Recording change
Recording change
At a time when the decline in farmland birds is again making headlines it was a pleasure to do spring bird counts in a one kilometre square of Lower Wharfedale, on either side of the river below Harewood. It is farmed intensively but also managed with a sympathetic eye for wildlife. My two visits, one in late April, the second in late May, provide a snapshot of changing populations but are also collated with others from all over the UK by the British Trust for Ornithology to give a year by year picture which, where farmland birds are concerned, has for years been one of unremitting gloom.
Below Harewood however, yellowhammers, hardly found further up Wharfedale, are abundant, giving their characteristic ‘Little bit of bread and no cheese’ song from trees and hedgerows. Skylarks are a constant presence, at times scarcely visible singing dots against the sky. On both visits this year I counted more than ever before, about a dozen on each occasion.

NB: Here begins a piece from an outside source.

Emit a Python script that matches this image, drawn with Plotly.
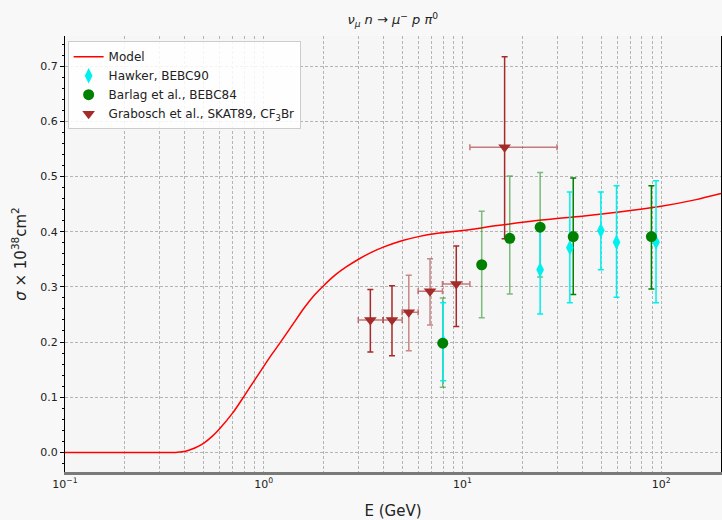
import plotly.graph_objects as go

# ---- Model curve ----
model_E = [0.1, 0.3, 0.36, 0.39, 0.42, 0.45, 0.5, 0.55, 0.6, 0.7, 0.8, 0.9, 1.0, 1.1, 1.2,
           1.4, 1.6, 1.8, 2.0, 2.3, 2.6, 3.0, 3.5, 4.0, 5.0, 6.0, 7.5, 10, 15, 25, 40, 60,
           100, 150, 200]
model_sigma = [0, 0, 0, 0.001, 0.004, 0.008, 0.017, 0.029, 0.043, 0.072, 0.103, 0.131, 0.156,
               0.178, 0.197, 0.232, 0.262, 0.285, 0.302, 0.322, 0.336, 0.350, 0.363, 0.372,
               0.384, 0.391, 0.397, 0.402, 0.411, 0.421, 0.428, 0.435, 0.446, 0.458, 0.469]

# ---- Hawker, BEBC90 ----
hawker_E = [8.0, 24.6, 34.7, 49.7, 59.6, 94.2]
hawker_sigma = [0.20, 0.331, 0.371, 0.402, 0.381, 0.381]
hawker_err_up = [0.071, 0.08, 0.101, 0.07, 0.102, 0.111]
hawker_err_dn = [0.07, 0.08, 0.10, 0.071, 0.10, 0.11]

# ---- Barlag et al., BEBC84 ----
barlag_E = [7.96, 12.5, 17.3, 24.6, 36.1, 89.3]
barlag_sigma = [0.198, 0.34, 0.388, 0.408, 0.391, 0.391]
barlag_err_up = [0.082, 0.097, 0.113, 0.099, 0.106, 0.092]
barlag_err_dn = [0.08, 0.096, 0.101, 0.09, 0.105, 0.095]
barlag_dark = [False, False, False, False, True, True]

# ---- Grabosch et al., SKAT89, CF3Br ----
grab_E = [3.44, 4.42, 5.37, 6.87, 9.31, 16.3]
grab_sigma = [0.240, 0.240, 0.254, 0.292, 0.305, 0.553]
grab_err_up = [0.055, 0.062, 0.067, 0.059, 0.069, 0.164]
grab_err_dn = [0.058, 0.065, 0.070, 0.061, 0.077, 0.166]
grab_E_lo = [2.99, 3.99, 4.97, 5.98, 7.93, 10.9]
grab_E_hi = [3.98, 4.97, 5.98, 7.93, 10.9, 29.9]
grab_dark = [True, True, False, False, True, True]

RED = "#ff0000"
CYAN = "#00f0f0"
GREEN = "#008000"
BROWN = "#a52a2a"

fig = go.Figure()

fig.add_trace(go.Scatter(x=model_E, y=model_sigma, mode="lines", name="Model",
                         line=dict(color=RED, width=1.5, shape="spline", smoothing=0.7)))


def sub(lst, mask, val):
    return [v for v, m in zip(lst, mask) if m == val]


# error-bar-only traces (light / dark)
for dark in (False, True):
    ecol = GREEN if dark else "rgba(0,128,0,0.5)"
    fig.add_trace(go.Scatter(
        x=sub(barlag_E, barlag_dark, dark), y=sub(barlag_sigma, barlag_dark, dark),
        mode="markers", marker=dict(opacity=0), showlegend=False, hoverinfo="skip",
        error_y=dict(type="data", symmetric=False,
                     array=sub(barlag_err_up, barlag_dark, dark),
                     arrayminus=sub(barlag_err_dn, barlag_dark, dark),
                     color=ecol, thickness=1.5, width=3)))

fig.add_trace(go.Scatter(
    x=hawker_E, y=hawker_sigma, mode="markers", showlegend=False, hoverinfo="skip",
    marker=dict(opacity=0),
    error_y=dict(type="data", symmetric=False, array=hawker_err_up, arrayminus=hawker_err_dn,
                 color=CYAN, thickness=1.5, width=3)))

for dark in (False, True):
    ecol = BROWN if dark else "rgba(165,42,42,0.55)"
    E = sub(grab_E, grab_dark, dark)
    lo = sub(grab_E_lo, grab_dark, dark)
    hi = sub(grab_E_hi, grab_dark, dark)
    fig.add_trace(go.Scatter(
        x=E, y=sub(grab_sigma, grab_dark, dark),
        mode="markers", marker=dict(opacity=0), showlegend=False, hoverinfo="skip",
        error_y=dict(type="data", symmetric=False,
                     array=sub(grab_err_up, grab_dark, dark),
                     arrayminus=sub(grab_err_dn, grab_dark, dark),
                     color=ecol, thickness=1.5, width=3),
        error_x=dict(type="data", symmetric=False,
                     array=[h - e for h, e in zip(hi, E)],
                     arrayminus=[e - l for e, l in zip(E, lo)],
                     color="rgba(165,42,42,0.6)", thickness=1.5, width=3)))

# marker traces (legend)
fig.add_trace(go.Scatter(x=hawker_E, y=hawker_sigma, mode="markers", name="Hawker, BEBC90",
                         marker=dict(symbol="diamond-tall", size=11, color=CYAN)))
fig.add_trace(go.Scatter(x=barlag_E, y=barlag_sigma, mode="markers", name="Barlag et al., BEBC84",
                         marker=dict(symbol="circle", size=11, color=GREEN)))
fig.add_trace(go.Scatter(x=grab_E, y=grab_sigma, mode="markers",
                         name="Grabosch et al., SKAT89, CF<sub>3</sub>Br",
                         marker=dict(symbol="triangle-down", size=11, color=BROWN)))

x_tickvals = [0.1, 1, 10, 100]
x_ticktext = ["10<sup>−1</sup>", "10<sup>0</sup>", "10<sup>1</sup>", "10<sup>2</sup>"]

font_family = "DejaVu Sans"
GRID = "#b4b4b4"

fig.update_layout(
    width=722, height=520,
    margin=dict(l=65, r=1, t=36, b=48),
    paper_bgcolor="#f8f8f8",
    plot_bgcolor="#f6f6f6",
    font=dict(family=font_family, size=11, color="#222222"),
    title=dict(text="<i>ν<sub>μ</sub> n</i> → <i>μ</i><sup>−</sup> <i>p π</i><sup>0</sup>",
               x=0.544, xanchor="center", y=0.962, yanchor="middle",
               font=dict(size=13, family=font_family, color="#222222")),
    showlegend=True,
    legend=dict(x=0.004, y=0.988, xanchor="left", yanchor="top",
                bgcolor="rgba(255,255,255,0.85)", bordercolor="#cccccc", borderwidth=1,
                font=dict(size=12, family=font_family, color="#222222"),
                tracegroupgap=0, itemwidth=30),
)

fig.update_xaxes(
    type="log", range=[-1, 2.30103],
    tickmode="array", tickvals=x_tickvals, ticktext=x_ticktext,
    showgrid=True, gridcolor=GRID, griddash="3px,2px", gridwidth=1,
    minor=dict(dtick="D1", showgrid=True, gridcolor=GRID, griddash="3px,2px", gridwidth=1,
               ticks=""),
    showline=True, linecolor="#7a7a7a", linewidth=2.5,
    ticks="", zeroline=False,
    tickfont=dict(size=11, family=font_family, color="#222222"),
    title=dict(text="E (GeV)", font=dict(size=15, family=font_family, color="#222222"),
               standoff=18),
)
fig.update_yaxes(
    range=[-0.0355, 0.7545],
    tick0=0, dtick=0.1, tickformat=".1f",
    showgrid=True, gridcolor=GRID, griddash="3px,2px", gridwidth=1,
    showline=True, linecolor="#000000", linewidth=1, mirror=True,
    ticks="outside", ticklen=4, tickcolor="#000000",
    minor=dict(dtick=0.02, ticks="outside", ticklen=2, tickcolor="#000000", showgrid=False),
    zeroline=False,
    tickfont=dict(size=11, family=font_family, color="#222222"),
    title=dict(text="<i>σ</i> × 10<sup>38</sup>cm<sup>2</sup>",
               font=dict(size=15, family=font_family, color="#222222"), standoff=10),
)

fig.write_html("out.html")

Hares are common with pairs chasing one another across the fields in April, less obvious a month later but with black ear tips visible above the growing crops.
Whitethroats, another species scarce further up the valley, usually occur in numbers along the hedgerows. On both my visits last year I recorded 6 or 7 birds but in late April this year I found only a single individual with just 3 a month later. Whitethroats winter in the dry scrubland of the African Sahel, a region presently gripped by drought. Similar conditions in the past have caused whitethroat populations to crash.
A bird I look for anxiously each year is the yellow wagtail, a species in decline nationally and here usually present in small numbers. It is another bird which must face the rigours of the Sahara on its northward migration from its West African wintering grounds. This year I searched in vain.
Another species in decline in the UK is the cuckoo and, after recording them in the area every year from 2003 to 2007, I had neither seen nor heard one there since, so it was exhilarating to hear one calling on my late May visit, especially after seeing one on Otley Chevin the previous day and hearing another above Strid Wood a week previously. Perhaps there is hope for the Wharfedale cuckoo population.